All the semesters I have spent in Charcoal have been amazing. I learned a lot and met so many incredible people. But as of today, this work is too much. Students can’t continue to put each other in a position to suffer just for the benefit of others and not for themselves, especially as students of color. This is something that our whole staff, the Boston University community, and other publications won’t ever deeply understand. But we will continue and have continued to support those who are still here working, creating, and helping each other.
So the spam emails by a publication to all our members that continue to mourn and fight through these tough times doesn’t help.
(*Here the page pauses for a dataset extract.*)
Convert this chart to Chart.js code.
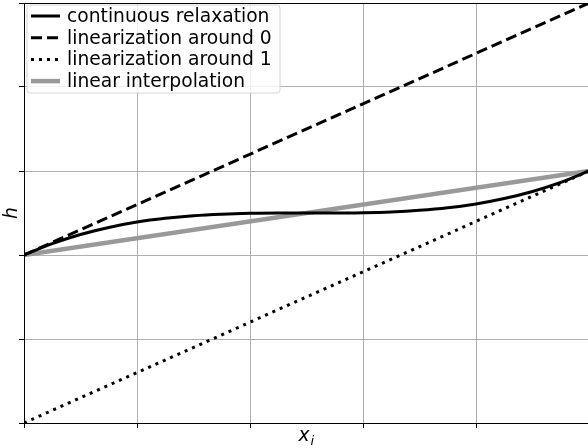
<!DOCTYPE html>
<html>
<head>
<meta charset="utf-8">
<script src="https://cdn.jsdelivr.net/npm/chart.js@4"></script>
<style>
  html, body { margin: 0; padding: 0; background: #fff; overflow: hidden; }
  #wrap { width: 588px; height: 448px; overflow: hidden; }
</style>
</head>
<body>
<div id="wrap"><canvas id="chart" width="592" height="448"></canvas></div>
<script>
// ── Données ──────────────────────────────────────────────────────────────
const xs = [0, 0.05, 0.1, 0.15, 0.2, 0.25, 0.3, 0.35, 0.4, 0.45, 0.5,
            0.55, 0.6, 0.65, 0.7, 0.75, 0.8, 0.85, 0.9, 0.95, 1];
const relaxation = [0, 0.135, 0.244, 0.328, 0.392, 0.437, 0.468, 0.486, 0.496, 0.5, 0.5,
                    0.5, 0.504, 0.513, 0.532, 0.562, 0.608, 0.672, 0.756, 0.864, 1];
const endsX   = [0, 1];
const lin0    = [0, 3];
const lin1    = [-2, 1];
const interp  = [0, 1];

const xTicks = [0, 0.2, 0.4, 0.6, 0.8, 1];
const yTicks = [-2, -1, 0, 1, 2, 3];

const legendLabels = ['continuous relaxation', 'linearization around 0',
                      'linearization around 1', 'linear interpolation'];

const pts = (x, y) => x.map((v, i) => ({ x: v, y: y[i] }));

// ── Cadre (4 côtés, comme matplotlib) ───────────────────────────────────
const framePlugin = {
  id: 'frame',
  afterDatasetsDraw(chart) {
    const { ctx, chartArea: a } = chart;
    ctx.save();
    ctx.strokeStyle = '#000';
    ctx.lineWidth = 1;
    ctx.strokeRect(Math.round(a.left) + 0.5, Math.round(a.top) + 0.5,
                   Math.round(a.right - a.left), Math.round(a.bottom - a.top));
    ctx.restore();
  },
};

// ── Légende intérieure + titres d'axes ──────────────────────────────────
const overlayPlugin = {
  id: 'overlay',
  afterDraw(chart) {
    const { ctx, chartArea: a } = chart;
    ctx.save();

    // boîte de légende
    const bx = 27, by = 5, bw = 253, bh = 88, r = 3;
    ctx.beginPath();
    ctx.moveTo(bx + r, by);
    ctx.arcTo(bx + bw, by, bx + bw, by + bh, r);
    ctx.arcTo(bx + bw, by + bh, bx, by + bh, r);
    ctx.arcTo(bx, by + bh, bx, by, r);
    ctx.arcTo(bx, by, bx + bw, by, r);
    ctx.closePath();
    ctx.fillStyle = 'rgba(255,255,255,0.8)';
    ctx.fill();
    ctx.strokeStyle = '#d4d4d4';
    ctx.lineWidth = 1;
    ctx.stroke();

    ctx.font = '18.7px "DejaVu Sans"';
    ctx.textBaseline = 'middle';
    chart.data.datasets.forEach((d, i) => {
      const yy = 16 + i * 21.7;
      ctx.beginPath();
      ctx.setLineDash(d.borderDash || []);
      ctx.strokeStyle = d.borderColor;
      ctx.lineWidth = d.borderWidth;
      ctx.moveTo(31, yy);
      ctx.lineTo(60, yy);
      ctx.stroke();
      ctx.setLineDash([]);
      ctx.fillStyle = '#000';
      ctx.fillText(legendLabels[i], 67, yy + 1);
    });

    // titres d'axes
    ctx.fillStyle = '#000';
    ctx.textAlign = 'center';
    ctx.font = 'italic 18.7px "DejaVu Sans"';
    ctx.save();
    ctx.translate(12, (a.top + a.bottom) / 2);
    ctx.rotate(-Math.PI / 2);
    ctx.fillText('h', 0, 0);
    ctx.restore();

    const cx = (a.left + a.right) / 2;
    ctx.textAlign = 'left';
    ctx.fillText('x', cx - 8, 436);
    ctx.font = 'italic 13px "DejaVu Sans"';
    ctx.fillText('i', cx + 4, 442);
    ctx.restore();
  },
};

new Chart(document.getElementById('chart'), {
  type: 'line',
  data: {
    datasets: [
      { data: pts(xs, relaxation), borderColor: '#000', borderWidth: 3,
        cubicInterpolationMode: 'monotone' },
      { data: pts(endsX, lin0), borderColor: '#000', borderWidth: 3, borderDash: [11, 5] },
      { data: pts(endsX, lin1), borderColor: '#000', borderWidth: 3, borderDash: [3, 5] },
      { data: pts(endsX, interp), borderColor: '#999999', borderWidth: 4.5 },
    ],
  },
  plugins: [framePlugin, overlayPlugin],
  options: {
    responsive: false,
    animation: false,
    devicePixelRatio: 1,
    layout: { padding: { top: 3, right: 3, left: 0, bottom: 0 } },
    elements: { point: { radius: 0 }, line: { borderCapStyle: 'butt' } },
    plugins: { legend: { display: false }, tooltip: { enabled: false } },
    scales: {
      x: {
        type: 'linear', min: 0, max: 1,
        afterBuildTicks: s => { s.ticks = xTicks.map(v => ({ value: v })); },
        afterFit: s => { s.height = 25; },
        ticks: { display: false },
        grid: { color: '#b0b0b0', lineWidth: 1, tickColor: '#000', tickLength: 5 },
        border: { color: '#000', width: 1 },
      },
      y: {
        type: 'linear', min: -2, max: 3,
        afterBuildTicks: s => { s.ticks = yTicks.map(v => ({ value: v })); },
        afterFit: s => { s.width = 24; },
        ticks: { display: false },
        grid: { color: '#b0b0b0', lineWidth: 1, tickColor: '#000', tickLength: 5 },
        border: { color: '#000', width: 1 },
      },
    },
  },
});
</script>
</body>
</html>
I am spending my days trying to catch up on homework, studying for exams, and crawl to graduation in May. As I walked into the Mugar Library at BU two days ago, I opened my laptop only thinking about my next assignment. Thinking I left Charcoal work at the HTC to finally focus on my personal responsibilities, I opened my laptop to yet another email pop-up,
“I hope all is well. I am just sending an email following up on my previous email. My deadline has been moved to tomorrow, March 29. Please let me know when you get a change in your availability.”
Even at Mugar Library, I can’t escape Charcoal.
Charcoal was my temporary answer to finding a space for myself in an institution that profits from the creativity of young marginalized students, but the labor to continue will always be too much. Charcoal served its purpose as the base for visionary students, and it's Charcoal's place to tell that story and decide the best solution for keeping our staff and other students of color safe.